Indian media, prevented by law from identifying the woman, are walking a fine line, providing a stream of details from interviews with people they say were her close friends, neighbours and relatives in her family's ancestral village in Uttar Pradesh.

They described a fiercely determined student whose light was always the last one burning in the low-income neighbourhood near the airport where she reportedly shared a one-bedroom apartment with her parents and two brothers. Her father, reported to be a loader at the airport and to come from a poor and low-caste community, is said to have doted on her and been hugely proud of her academic achievements. She was about to complete a physiotherapy degree and dreamed of being a doctor; her parents had sold their family land, and mortgaged a last plot back in Uttar Pradesh, according to The Hindu newspaper, to finance her studies.

Several media outlets reported Sunday that she was in the process of planning a February wedding to the young man who was with her during the attack. He was also severely injured and is recovering with family.

The level of care, including psychological support, that the young woman received after her attack, and the swift arrest of her assailants, showed what the Indian system is capable of when there is political will to respond to rape, noted Meenakshi Ganguly, South Asia director for Human Rights Watch.

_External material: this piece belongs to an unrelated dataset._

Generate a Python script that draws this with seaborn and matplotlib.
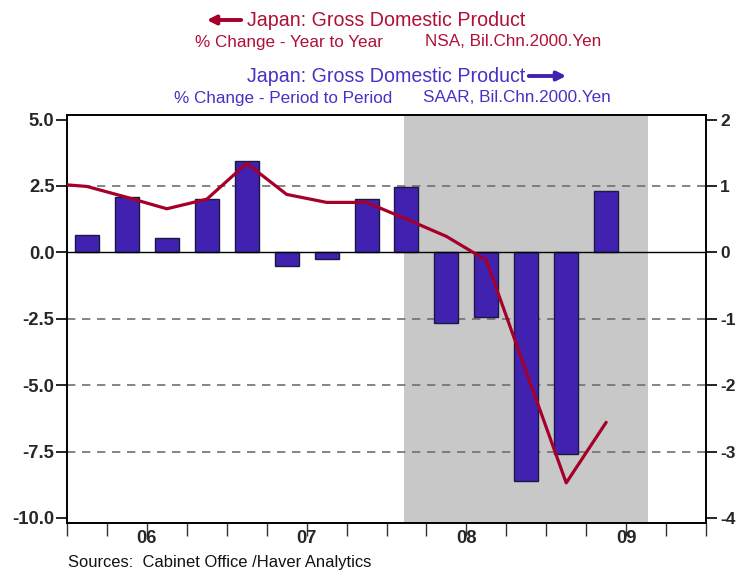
import matplotlib
matplotlib.use("Agg")
import matplotlib.pyplot as plt
from matplotlib.patches import FancyArrowPatch
import seaborn as sns
import numpy as np
import pandas as pd

# Japan real GDP, quarterly
quarters = ["2005Q4",
            "2006Q1", "2006Q2", "2006Q3", "2006Q4",
            "2007Q1", "2007Q2", "2007Q3", "2007Q4",
            "2008Q1", "2008Q2", "2008Q3", "2008Q4",
            "2009Q1", "2009Q2"]
# % change year to year (left axis)
yoy = [2.60, 2.48, 2.07, 1.64, 2.00, 3.35, 2.18, 1.88, 1.88,
       1.25, 0.60, -0.30, -4.50, -8.68, -6.40]
# % change period to period (right axis), from 2006Q1
qoq = [0.26, 0.83, 0.21, 0.81, 1.37, -0.20, -0.10, 0.81,
       0.98, -1.07, -0.97, -3.44, -3.04, 0.92]

year_labels = ["06", "07", "08", "09"]
recession = (2008.11, 2009.64)

RED = "#A5002A"
BLUE = "#4122B0"
RED_TXT = "#B01035"
BLUE_TXT = "#4632C4"


def qpos(q):
    y, n = int(q[:4]), int(q[-1])
    return y + (n - 0.5) / 4.0


line_df = pd.DataFrame({"x": [qpos(q) for q in quarters], "yoy": yoy})
bar_df = pd.DataFrame({"x": [qpos(q) for q in quarters[1:]], "qoq": qoq})

sns.set_style("white")
plt.rcParams["font.family"] = ["Liberation Sans", "DejaVu Sans"]

W, H = 736, 572
fig = plt.figure(figsize=(W / 100, H / 100), dpi=100)
ax2 = fig.add_axes([67 / W, 1 - 523 / H, (706 - 67) / W, (523 - 115) / H])
ax = ax2.twinx()
ax.yaxis.tick_left()
ax2.yaxis.tick_right()
ax.set_zorder(ax2.get_zorder() + 1)
ax.patch.set_visible(False)

# recession shading, grid and zero line sit behind the marks
ax2.axvspan(*recession, color="#C8C8C8", lw=0, zorder=0)
for g in [1, -1, -2, -3]:
    ax2.axhline(g, color="#707070", lw=1.2, ls=(0, (5, 4)), zorder=0.5)

sns.barplot(data=bar_df, x="x", y="qoq", native_scale=True, width=0.6,
            color=BLUE, edgecolor="#1C1840", linewidth=1.0, saturation=1,
            ax=ax2, zorder=2)
ax2.axhline(0, color="black", lw=1.0, zorder=3)

sns.lineplot(data=line_df, x="x", y="yoy", color=RED, lw=2.3, ax=ax,
             zorder=5)

for a in (ax, ax2):
    a.set_xlim(2006, 2010)
    a.set_xlabel("")
    a.set_ylabel("")
    for s in a.spines.values():
        s.set_color("black")
        s.set_linewidth(1.2)

ax.set_ylim(-10.19, 5.17)
ax2.set_ylim(-4.076, 2.068)
ax.set_yticks([5, 2.5, 0, -2.5, -5, -7.5, -10])
ax.set_yticklabels(["5.0", "2.5", "0.0", "-2.5", "-5.0", "-7.5", "-10.0"])
ax2.set_yticks([2, 1, 0, -1, -2, -3, -4])
ax2.set_yticklabels(["2", "1", "0", "-1", "-2", "-3", "-4"])

ax.tick_params(axis="y", which="major", direction="out", length=8,
               width=1.2, color="black", pad=1, labelsize=13.3)
ax2.tick_params(axis="y", which="major", direction="out", length=8,
                width=1.2, color="black", pad=2, labelsize=12.5)
for lab in ax.get_yticklabels() + ax2.get_yticklabels():
    lab.set_fontweight("bold")

# quarter boundary ticks, year labels at mid-year
ax2.xaxis.set_visible(True)
ax2.xaxis.remove_overlapping_locs = False
ax2.set_xticks(np.arange(2006, 2010.01, 0.25))
ax2.set_xticklabels([""] * 17)
ax2.set_xticks([2006.5, 2007.5, 2008.5, 2009.5], year_labels, minor=True)
ax2.tick_params(axis="x", which="major", direction="out", length=9,
                width=1.0, color="#333333", bottom=True, labelbottom=True)
ax2.tick_params(axis="x", which="minor", length=0, pad=5, labelsize=13.3,
                bottom=True, labelbottom=True)
for lab in ax2.get_xticklabels(minor=True):
    lab.set_fontweight("bold")


def px(x, y):
    return x / W, 1 - y / H


fig.text(*px(386, 21), "Japan: Gross Domestic Product", color=RED_TXT,
         fontsize=14.1, ha="center", va="center")
fig.text(*px(383, 42), "% Change - Year to Year", color=RED_TXT,
         fontsize=12.3, ha="right", va="center")
fig.text(*px(425, 42), "NSA, Bil.Chn.2000.Yen", color=RED_TXT,
         fontsize=12.3, ha="left", va="center")
fig.text(*px(386, 77), "Japan: Gross Domestic Product", color=BLUE_TXT,
         fontsize=14.1, ha="center", va="center")
fig.text(*px(392, 98), "% Change - Period to Period", color=BLUE_TXT,
         fontsize=12.3, ha="right", va="center")
fig.text(*px(423, 98), "SAAR, Bil.Chn.2000.Yen", color=BLUE_TXT,
         fontsize=12.3, ha="left", va="center")

fig.add_artist(FancyArrowPatch(
    px(244, 20), px(204, 20), transform=fig.transFigure,
    arrowstyle="-|>", mutation_scale=13, color=RED, lw=2.8))
fig.add_artist(FancyArrowPatch(
    px(526, 76), px(569, 76), transform=fig.transFigure,
    arrowstyle="-|>", mutation_scale=13, color=BLUE, lw=2.8))

fig.text(*px(68, 563), "Sources:  Cabinet Office /Haver Analytics",
         fontsize=11.9, ha="left", va="center", color="#111111")

fig.savefig("out.png", dpi=100)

But many victims battle to get police to register complaints. "They often go from one hospital to another even for a medical examination, and report suffering humiliation at police stations and hospitals," she said. India continues, for example, to employ a "two finger test," in which a doctor inserts fingers into a rape victim's vagina to test for what is termed "vaginal laxity," or the presence of a hymen, since her sexual history is believed to have strong influence on her credibility.

Marital rape is legal in India, while the theoretical minimum seven-year-sentence for rape is routinely reduced by judges in the relatively few cases that end up in court.